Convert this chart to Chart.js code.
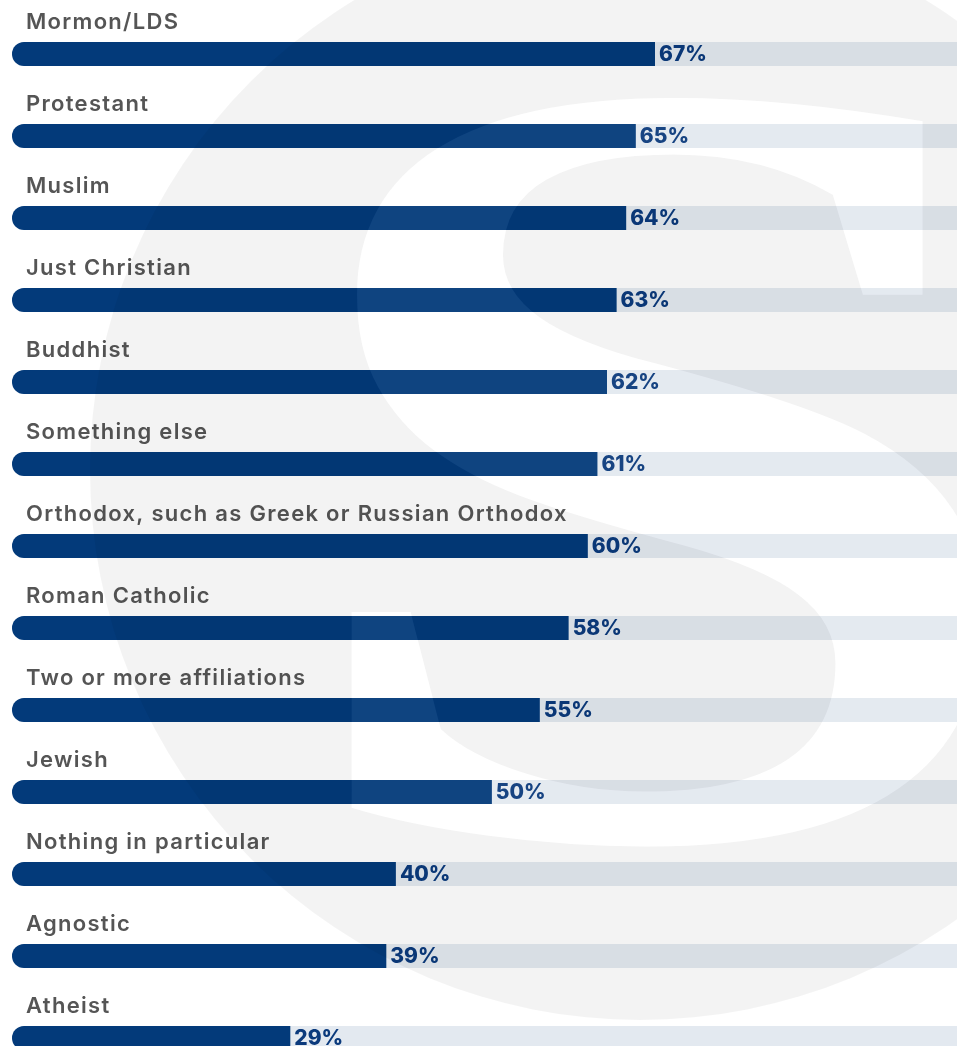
<!DOCTYPE html>
<html lang="en">
<head>
  <meta charset="UTF-8">
  <title>Religious affiliation</title>
  <script src="https://cdn.jsdelivr.net/npm/chart.js"></script>
  <style>
    html, body {
      margin: 0;
      padding: 0;
      background: #ffffff;
      overflow: hidden;
      width: 957px;
      height: 1046px;
    }
    #wrap {
      position: absolute;
      left: 0;
      top: 0;
    }
  </style>
</head>
<body>
  <div id="wrap">
    <canvas id="myChart" width="1000" height="1090"></canvas>
  </div>

  <script>
    // chart data
    const categories = [
      'Mormon/LDS', 'Protestant', 'Muslim', 'Just Christian', 'Buddhist',
      'Something else', 'Orthodox, such as Greek or Russian Orthodox',
      'Roman Catholic', 'Two or more affiliations', 'Jewish',
      'Nothing in particular', 'Agnostic', 'Atheist'
    ];
    const values = [67, 65, 64, 63, 62, 61, 60, 58, 55, 50, 40, 39, 29];
    const trackMax = 100;
    const trackValues = categories.map(() => trackMax);

    const barColor = '#033a7a';
    const trackColor = '#e3e9f0';

    // labels above bars + value labels to the right of bars
    const labelPlugin = {
      id: 'labels',
      afterDatasetsDraw(chart) {
        const ctx = chart.ctx;
        const bars = chart.getDatasetMeta(0).data;
        ctx.save();
        bars.forEach((bar, i) => {
          ctx.fillStyle = '#555555';
          ctx.font = '600 22px Inter, sans-serif';
          ctx.letterSpacing = '1.3px';
          ctx.textAlign = 'left';
          ctx.textBaseline = 'alphabetic';
          ctx.fillText(categories[i], 26, bar.y - 25);

          ctx.fillStyle = '#0b3a7c';
          ctx.font = '800 21px Inter, sans-serif';
          ctx.letterSpacing = '0px';
          ctx.textBaseline = 'middle';
          ctx.fillText(values[i] + '%', bar.x + 4, bar.y + 1);
        });
        ctx.restore();
      }
    };

    // faint "S" logo watermark laid over the chart
    const watermarkPlugin = {
      id: 'watermark',
      afterDraw(chart) {
        const w = chart.width, h = chart.height;
        const off = document.createElement('canvas');
        off.width = w;
        off.height = h;
        const o = off.getContext('2d');

        o.fillStyle = 'rgba(0,0,0,0.047)';
        o.beginPath();
        o.arc(640, 470, 550, 0, Math.PI * 2);
        o.fill();

        o.font = 'bold 1000px "Liberation Serif", serif';
        const m = o.measureText('S');
        const gh = m.actualBoundingBoxAscent + m.actualBoundingBoxDescent;
        const size = 1000 * 766 / gh;
        o.font = 'bold ' + size + 'px "Liberation Serif", serif';
        const m2 = o.measureText('S');
        const sy = 87 + m2.actualBoundingBoxAscent;

        o.save();
        o.translate(343, 0);
        o.scale(1.23, 1);
        o.globalCompositeOperation = 'destination-out';
        o.fillStyle = '#000';
        o.fillText('S', m2.actualBoundingBoxLeft, sy);
        o.globalCompositeOperation = 'source-over';
        o.fillStyle = 'rgba(255,255,255,0.05)';
        o.fillText('S', m2.actualBoundingBoxLeft, sy);
        o.restore();

        chart.ctx.drawImage(off, 0, 0);
      }
    };

    const ctx = document.getElementById('myChart').getContext('2d');
    const chart = new Chart(ctx, {
      type: 'bar',
      data: {
        labels: categories,
        datasets: [
          {
            label: 'Share',
            data: values,
            backgroundColor: barColor,
            borderSkipped: false,
            borderRadius: { topLeft: 12, bottomLeft: 12, topRight: 0, bottomRight: 0 },
            order: 0
          },
          {
            label: 'Track',
            data: trackValues,
            backgroundColor: trackColor,
            borderSkipped: false,
            borderRadius: { topLeft: 12, bottomLeft: 12, topRight: 0, bottomRight: 0 },
            order: 1
          }
        ]
      },
      options: {
        indexAxis: 'y',
        responsive: false,
        animation: false,
        layout: {
          padding: { left: 12, right: 28.3, top: 13, bottom: 11 }
        },
        datasets: {
          bar: {
            grouped: false,
            barThickness: 24,
            inflateAmount: 0
          }
        },
        plugins: {
          legend: { display: false },
          tooltip: { enabled: false }
        },
        scales: {
          x: { display: false, min: 0, max: 100 },
          y: { display: false, offset: true }
        }
      },
      plugins: [labelPlugin, watermarkPlugin]
    });
  </script>
</body>
</html>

________

- _Instruction_
Set down again, exactly, the lines of the material above from its first line to the one with "ctx.fillText(categories[i], 26, bar.y", inclusive. Leave the pictures out.

- _Output for this exercise_
Convert this chart to Chart.js code.
<!DOCTYPE html>
<html lang="en">
<head>
  <meta charset="UTF-8">
  <title>Religious affiliation</title>
  <script src="https://cdn.jsdelivr.net/npm/chart.js"></script>
  <style>
    html, body {
      margin: 0;
      padding: 0;
      background: #ffffff;
      overflow: hidden;
      width: 957px;
      height: 1046px;
    }
    #wrap {
      position: absolute;
      left: 0;
      top: 0;
    }
  </style>
</head>
<body>
  <div id="wrap">
    <canvas id="myChart" width="1000" height="1090"></canvas>
  </div>

  <script>
    // chart data
    const categories = [
      'Mormon/LDS', 'Protestant', 'Muslim', 'Just Christian', 'Buddhist',
      'Something else', 'Orthodox, such as Greek or Russian Orthodox',
      'Roman Catholic', 'Two or more affiliations', 'Jewish',
      'Nothing in particular', 'Agnostic', 'Atheist'
    ];
    const values = [67, 65, 64, 63, 62, 61, 60, 58, 55, 50, 40, 39, 29];
    const trackMax = 100;
    const trackValues = categories.map(() => trackMax);

    const barColor = '#033a7a';
    const trackColor = '#e3e9f0';

    // labels above bars + value labels to the right of bars
    const labelPlugin = {
      id: 'labels',
      afterDatasetsDraw(chart) {
        const ctx = chart.ctx;
        const bars = chart.getDatasetMeta(0).data;
        ctx.save();
        bars.forEach((bar, i) => {
          ctx.fillStyle = '#555555';
          ctx.font = '600 22px Inter, sans-serif';
          ctx.letterSpacing = '1.3px';
          ctx.textAlign = 'left';
          ctx.textBaseline = 'alphabetic';
          ctx.fillText(categories[i], 26, bar.y - 25);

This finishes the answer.